For those not familiar with SiRF, Ted Morgan, the CEO of Skyhook, describes the chipmaker as the leader in providing silicon for navigation systems everyone has heard of. “Look at the personal navigation devices from TomTom and Garmin — they have about 90% of the market — they all use SiRF chips,” he says. Morgan says handhelds with GPS functions also are largely SiRF-based.

“SiRF’s founder [Kanwar Chadha] has talked for years about the need to look beyond satellite GPS,” says Morgan.

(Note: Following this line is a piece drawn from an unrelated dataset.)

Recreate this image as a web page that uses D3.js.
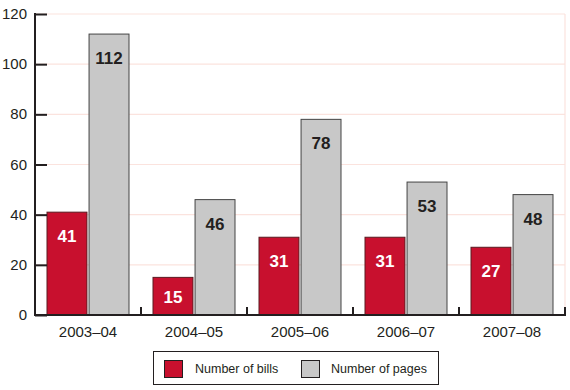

The software licensing deal means the original equipment manufacturers (OEMs) that make handsets using the SiRFstarIII GPS chip will have WPS as an option (carriers will need to run the SiRFLoc Server application). If they build in Wi-Fi, they can use the Skyhook WPS as an extra. “It’s all a matter of the decisions the device maker makes about Wi-Fi,” says Morgan. With more and more handsets building in Wi-Fi to support fixed/mobile convergence with mobile carriers, he thinks the desire to use WPS in those same phones won’t be much of a stretch. “Carriers can make money if they adopt this for navigation, buddy finding, local advertising and more,” he says.

Use of the WPS has been somewhat limited to users of Skyhook’s Loki utility, a Windows browser toolbar that lets laptop users integrate their location into their online use. Another service now putting WPS to use is AOL’s Instant Messanger. A couple of weeks ago, they quietly launched a plug-in for the AIM 6.0 client software for Windows 2000/XP so you can see the locations of your buddies (and they can see yours) if all have the WPS plug-in installed. Morgan says AIM is planning to aggressively push this and some other new plug-ins soon. At CES, Skyhook announced that the WPS is now integrated into an iRiver-branded media player, model W10, coming soon to the U.S.

Morgan says the WPS database of mapped APs in the U.S. now covers 70% of the population. He calls the mapping a “massive exercise… we’ve had 200 full-time trucks driving. We’ve got 15 million access points in our database.”

Why would anyone want to rely on the Wi-Fi-based positioning if satellite support is on the same unit? “The vast majority of complaints from GPS users are usually about the first two minutes of a trip,” says Morgan. The handheld GPS systems just take too long to triangulate a position, that might not even be possible when indoors. (Car-based GPS usually cheats, he says, because the car can assume it’s in the same position it was when the GPS was turned off.) “Adding Skyhook to SiRF means you have your locations in less time, and it’s accurate, whether in Manhattan or Montana,” he says.

The two companies will be showing off the GPS/WPS hybrid at the 3GSM World Congress 2007 in Spain later this month.

Morgan says the future for the WPS could go beyond just Wi-Fi access points in the database, to taking advantage of any wireless, which he calls “signals of opportunity. Users don’t care, they just want the best fix [on their location]. This SiRF announcement is just the first step. We’re doing some testing now with cell towers and WiMax signals as well.”